Is this the same issue as trying to download a book in pdf format? (see [1])

As I understand it, yes.

Are there other template types that don't get supported as well? (see[1])

e.g. all the Infobox templates

A general estimation of how hard it is to change something in the pdf template (i.e. what needs / should be done)

Adding or change stuff how the PDF is generated done seem to hard. Basically its about parsing the content from the bundles and converting it to sane and pretty LaTeX. The patch mentioned by @cscott already gives a good idea how that could be done for tables.

An estimate of the differences between table in pdf and table in book problems

As I understand it the problems are the same and its all about different table formats and especially sizes that need to be considered.

Is it possible to include/exclude table/template types?

As I see it, the parser can analyze the DOM of the generated HTML and therefore could also parse CSS classes or other attributes present. This could be used to differentiate between certain templates and elements.

@WMDE-Fisch great, thanks for the insights! Open questions on my side:

  • Would it make sense to tackle the table/pdf issues table type by table type?
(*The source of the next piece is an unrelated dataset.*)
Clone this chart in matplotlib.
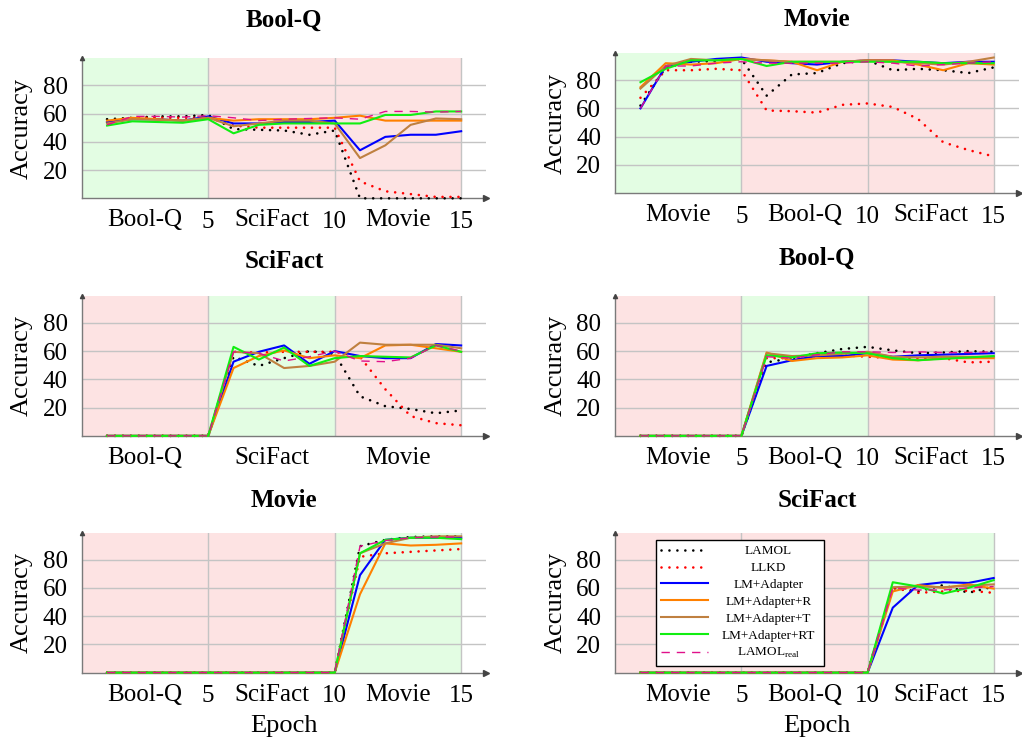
import numpy as np
import matplotlib
matplotlib.use("Agg")
import matplotlib.pyplot as plt
from matplotlib.offsetbox import VPacker

plt.rcParams['font.family'] = ['Liberation Serif', 'DejaVu Serif']
plt.rcParams['mathtext.fontset'] = 'custom'
plt.rcParams['mathtext.rm'] = 'Liberation Serif'

epochs = list(range(1, 16))
methods = ["LAMOL", "LLKD", "LM+Adapter", "LM+Adapter+R", "LM+Adapter+T",
           "LM+Adapter+RT", r"LAMOL$_{\mathrm{real}}$"]

# panel 1: Bool-Q (order Bool-Q, SciFact, Movie)
p1_lamol = [56, 57, 58, 58, 59, 49, 48.5, 48, 45, 48, 0, 0, 0, 0, 0]
p1_llkd = [54, 57, 57, 57, 57, 51.5, 50, 50, 50, 50, 12, 5, 3, 1, 1]
p1_adapter = [54, 56, 56, 55, 58, 53, 53, 54, 54, 55, 34, 43.5, 45, 45, 47.5]
p1_r = [55, 57, 56, 55, 57, 55, 56, 56, 56, 57, 58.5, 55, 55, 55, 55]
p1_t = [53, 56, 55.5, 55, 57, 51, 53, 55, 55, 53, 28.5, 37.5, 52, 56.5, 56]
p1_rt = [51.5, 54.5, 54, 53.5, 56, 46, 52, 53, 53, 53, 53, 59, 59, 61.5, 61.5]
p1_real = [52, 58, 58, 57.5, 58.5, 57, 55, 56, 56.5, 57, 56, 61.5, 61.5, 61, 61.5]

# panel 2: Movie (order Movie, Bool-Q, SciFact)
p2_lamol = [62, 89, 93, 93.5, 95, 69, 84, 85, 92, 94, 87, 88, 87, 85, 89]
p2_llkd = [67.5, 87, 87, 88, 87, 58.5, 58, 57, 62.5, 63.5, 61, 52.5, 36, 30.5, 26]
p2_adapter = [60, 90, 93, 95, 96, 93, 92, 91, 93, 94, 94, 93, 92, 93, 93]
p2_r = [75, 92, 91, 92, 95, 94, 93, 87, 93, 94, 94, 91, 87, 92, 91]
p2_t = [74, 90, 95, 94, 95, 94, 93, 93, 93, 94, 93, 92, 91, 93, 96]
p2_rt = [78.5, 88, 94, 94, 95, 90, 93, 93, 93, 93, 93, 93, 92, 92, 92]
p2_real = [60, 90, 90, 92, 93, 92, 92, 92, 92, 93, 92, 90, 91, 92, 93]

# panel 3: SciFact (order Bool-Q, SciFact, Movie)
p3_lamol = [0, 0, 0, 0, 0, 56, 49.5, 55, 60, 58, 28, 21, 19, 16, 18]
p3_llkd = [0, 0, 0, 0, 0, 59.5, 59, 59.5, 59.5, 59.5, 56, 33, 14, 9, 7.5]
p3_adapter = [0, 0, 0, 0, 0, 52.5, 59.5, 64, 51, 60, 56.5, 55, 55, 65, 64]
p3_r = [0, 0, 0, 0, 0, 48, 56.5, 60.5, 55, 57, 55, 64, 64.5, 62, 59.5]
p3_t = [0, 0, 0, 0, 0, 59.5, 58.5, 48, 49.5, 52.5, 66, 64.5, 64.5, 64.5, 62]
p3_rt = [0, 0, 0, 0, 0, 63, 54, 62.5, 49.5, 55, 56.5, 56, 55.5, 64, 59.5]
p3_real = [0, 0, 0, 0, 0, 59.5, 58.5, 53, 56, 60, 53, 52.5, 55, 64, 60]

# panel 4: Bool-Q (order Movie, Bool-Q, SciFact)
p4_lamol = [0, 0, 0, 0, 0, 52, 55, 58.5, 61.5, 63, 60.5, 58.5, 59, 60, 59.5]
p4_llkd = [0, 0, 0, 0, 0, 55, 55, 56.5, 57, 56, 55, 54.5, 55, 52, 52.5]
p4_adapter = [0, 0, 0, 0, 0, 49.5, 53.5, 56.5, 56.5, 58.5, 56, 57, 57.5, 58, 58.5]
p4_r = [0, 0, 0, 0, 0, 59, 53, 55, 55.5, 57, 54, 53.5, 55, 55, 55]
p4_t = [0, 0, 0, 0, 0, 58.5, 56.5, 57, 58, 59.5, 56, 55.5, 56, 56, 56]
p4_rt = [0, 0, 0, 0, 0, 57, 55.5, 58.5, 59, 58.5, 55, 53.5, 54.5, 55.5, 56.5]
p4_real = [0, 0, 0, 0, 0, 56, 55, 57.5, 59.5, 59.5, 59, 59.5, 59, 59, 59.5]

# panel 5: Movie (order Bool-Q, SciFact, Movie)
p5_lamol = [0, 0, 0, 0, 0, 0, 0, 0, 0, 0, 89.5, 94, 96, 96.5, 96.5]
p5_llkd = [0, 0, 0, 0, 0, 0, 0, 0, 0, 0, 82, 84.5, 85.5, 86.5, 87.5]
p5_adapter = [0, 0, 0, 0, 0, 0, 0, 0, 0, 0, 69, 94, 95.5, 95.5, 95.5]
p5_r = [0, 0, 0, 0, 0, 0, 0, 0, 0, 0, 55.5, 91.5, 90, 90.5, 91.5]
p5_t = [0, 0, 0, 0, 0, 0, 0, 0, 0, 0, 84.5, 91.5, 95.5, 96.5, 96.5]
p5_rt = [0, 0, 0, 0, 0, 0, 0, 0, 0, 0, 84.5, 94, 95.5, 95.5, 94.5]
p5_real = [0, 0, 0, 0, 0, 0, 0, 0, 0, 0, 89.5, 93.5, 95.5, 96, 96]

# panel 6: SciFact (order Movie, Bool-Q, SciFact)
p6_lamol = [0, 0, 0, 0, 0, 0, 0, 0, 0, 0, 60, 57.5, 62, 56.5, 61]
p6_llkd = [0, 0, 0, 0, 0, 0, 0, 0, 0, 0, 60, 56.5, 57.5, 58, 56.5]
p6_adapter = [0, 0, 0, 0, 0, 0, 0, 0, 0, 0, 46, 62, 64, 63.5, 67]
p6_r = [0, 0, 0, 0, 0, 0, 0, 0, 0, 0, 57.5, 62, 60, 62.5, 59.5]
p6_t = [0, 0, 0, 0, 0, 0, 0, 0, 0, 0, 60.5, 61, 60.5, 61.5, 62.5]
p6_rt = [0, 0, 0, 0, 0, 0, 0, 0, 0, 0, 64, 61, 56, 60, 65.5]
p6_real = [0, 0, 0, 0, 0, 0, 0, 0, 0, 0, 60, 58.5, 58.5, 60, 61]

titles = ["Bool-Q", "Movie", "SciFact", "Bool-Q", "Movie", "SciFact"]
orders = [["Bool-Q", "SciFact", "Movie"], ["Movie", "Bool-Q", "SciFact"],
          ["Bool-Q", "SciFact", "Movie"], ["Movie", "Bool-Q", "SciFact"],
          ["Bool-Q", "SciFact", "Movie"], ["Movie", "Bool-Q", "SciFact"]]
# which of the three phases trains the panel's task (green background)
current = [0, 0, 1, 1, 2, 2]
panels = [
    [p1_lamol, p1_llkd, p1_adapter, p1_r, p1_t, p1_rt, p1_real],
    [p2_lamol, p2_llkd, p2_adapter, p2_r, p2_t, p2_rt, p2_real],
    [p3_lamol, p3_llkd, p3_adapter, p3_r, p3_t, p3_rt, p3_real],
    [p4_lamol, p4_llkd, p4_adapter, p4_r, p4_t, p4_rt, p4_real],
    [p5_lamol, p5_llkd, p5_adapter, p5_r, p5_t, p5_rt, p5_real],
    [p6_lamol, p6_llkd, p6_adapter, p6_r, p6_t, p6_rt, p6_real],
]

styles = [
    dict(color="black", lw=1.9, ls=(0, (0.01, 3.0)), dash_capstyle="round"),
    dict(color="red", lw=1.9, ls=(0, (0.01, 3.0)), dash_capstyle="round"),
    dict(color="#0000ff", lw=1.5),
    dict(color="#ff8000", lw=1.5),
    dict(color="#bf8040", lw=1.5),
    dict(color="#11ee11", lw=1.5),
    dict(color="#e0108a", lw=1.0, ls=(0, (6, 5))),
]

green_bg = "#e3fde3"
red_bg = "#fde3e3"

# axes boxes in figure fraction [left, bottom, width, height]
boxes = [
    [0.080, 0.732, 0.396, 0.189],
    [0.602, 0.739, 0.395, 0.189],
    [0.080, 0.411, 0.396, 0.189],
    [0.602, 0.411, 0.395, 0.189],
    [0.080, 0.091, 0.396, 0.189],
    [0.602, 0.091, 0.395, 0.189],
]
title_y = [0.973, 0.974, 0.646, 0.651, 0.324, 0.324]

fig = plt.figure(figsize=(10.22, 7.40), dpi=100)
leg = None

for i in range(6):
    ax = fig.add_axes(boxes[i])
    for k in range(3):
        bg = green_bg if k == current[i] else red_bg
        ax.axvspan(5 * k, 5 * (k + 1), color=bg, lw=0, zorder=0)

    for s, ys in enumerate(panels[i]):
        ax.plot(epochs, ys, label=methods[s], clip_on=False, zorder=3, **styles[s])

    ax.set_xlim(0, 16)
    ax.set_ylim(0, 99)
    ax.set_axisbelow(True)
    ax.set_yticks([20, 40, 60, 80])
    ax.set_xticks([5, 10, 15])
    if i == 2:
        ax.set_xticklabels(["", "", ""])
    ax.set_xticks([2.5, 7.5, 12.5], minor=True)
    ax.set_xticklabels(orders[i], minor=True)
    ax.tick_params(axis="both", which="both", length=0, labelsize=18, pad=8)
    ax.tick_params(axis="x", which="major", pad=9)
    ax.tick_params(axis="y", pad=10)
    ax.grid(True, which="major", color="#c4c4c4", lw=1.0)
    for side in ["top", "right"]:
        ax.spines[side].set_visible(False)
    for side in ["left", "bottom"]:
        ax.spines[side].set_color("#7a7a7a")
        ax.spines[side].set_linewidth(1.0)
    ax.plot(1, 0, ">", transform=ax.transAxes, clip_on=False, color="#444444", ms=4, zorder=5)
    ax.plot(0, 1, "^", transform=ax.transAxes, clip_on=False, color="#444444", ms=3, zorder=5)

    box = boxes[i]
    fig.text(box[0] + box[2] / 2, title_y[i], titles[i], fontsize=18,
             fontweight="bold", ha="center", va="center")
    ax.set_ylabel("Accuracy", fontsize=19, labelpad=7)
    if i >= 4:
        ax.set_xlabel("Epoch", fontsize=19, labelpad=6)
    if i == 5:
        leg = ax.legend(loc="upper left", bbox_to_anchor=(0.10, 0.95), borderaxespad=0,
                        fontsize=9.5, handlelength=3.6, labelspacing=0.35, fancybox=False,
                        edgecolor="black", framealpha=1)
        leg.get_frame().set_linewidth(1.0)

# centre the legend texts in their column, like pgfplots does
try:
    fig.canvas.draw()
    renderer = fig.canvas.get_renderer()
    items = [it for col in leg._legend_handle_box.get_children() for it in col.get_children()]
    width = max(it.get_children()[1].get_bbox(renderer).width for it in items) + 6
    for it in items:
        txt = it.get_children()[1]
        wrap = VPacker(pad=0, sep=0, width=width, align="center", children=[txt])
        wrap.set_figure(fig)
        it._children[1] = wrap
except Exception:
    pass

plt.savefig("out.png", dpi=100)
If yes, I would love to have

  • A table with all table / template types that would have to be tackled, with the following info:
    • table / template name
    • rough estimate how often that type is used
    • rough estimate how much work it is to implement it
Tobi_WMDE_SW changed the point value for this task from 21 to 2.Jun 2 2016, 2:10 PM

Changing story points to 2 for wrapping up what we've discussed, then this task can be closed.

In general specific templates or table types are not the problem but, as @cscott states, tables to wide or to tall to display them nicely. Furthermore fitting them into the surrounding text and article structure without blowing the whole layout is quite complicated.

As discussed, one first approach could be showing all tables in the appendix with references and links to them in the text.

https://gerrit.wikimedia.org/r/107587 is a good starting point for the basic table parsing. Some open issues should be fixed first especially with col- and rowspan. Additional to that Infobox should be handled separately and could be ignored for the start. These things could be tasks for the upcoming Hackathon at the Wikimania.

General refactoring and code cleanup would definitely help.

WMDE-Fisch moved this task from Review to Done on the TCB-Team-Sprint-2016-06-02 board.

As I see it, the parser can analyze the DOM of the generated HTML and therefore could also parse CSS classes or other attributes present. This could be used to differentiate between certain templates and elements.

Note that there are limits to the CSS parsing of the DOM implementation used. You can access class names (those are present as attributes in the DOM) and you can do basic parsing of CSS properties directly specified in style attributes, but there is no support for parsing a full CSS stylesheet to determine which properties ought to be applied, nor is there support for calculating any computed properties (such as element size). A few more details at https://github.com/fgnass/domino/issues/50

So it is a challenge to determine if a table is "too wide" or "too tall". You can either explicitly whitelist certain tables with an explicit class attribute, or else (better) use the LaTeX output to determine the size. Trying to rely on CSS properties for size is probably not a good idea.

Further, "displaying all tables in the appendix" isn't really a solution, since tables which are too wide/tall can crash LaTeX and then you get no output at all. This is the main reason I initially decided it was better to suppress tables by default.

use the LaTeX output to determine the size. Trying to rely on CSS properties for size is probably not a good idea.

Further, "displaying all tables in the appendix" isn't really a solution, since tables which are too wide/tall can crash LaTeX and then you get no output at all. This is the main reason I initially decided it was better to suppress tables by default.

@cscott Do you think it would work if we were to use the LaTeX output to determine the size of a table, and to skip the table if it was too big / wide (ideally adding a text message with "Table too big /wide to be printed")?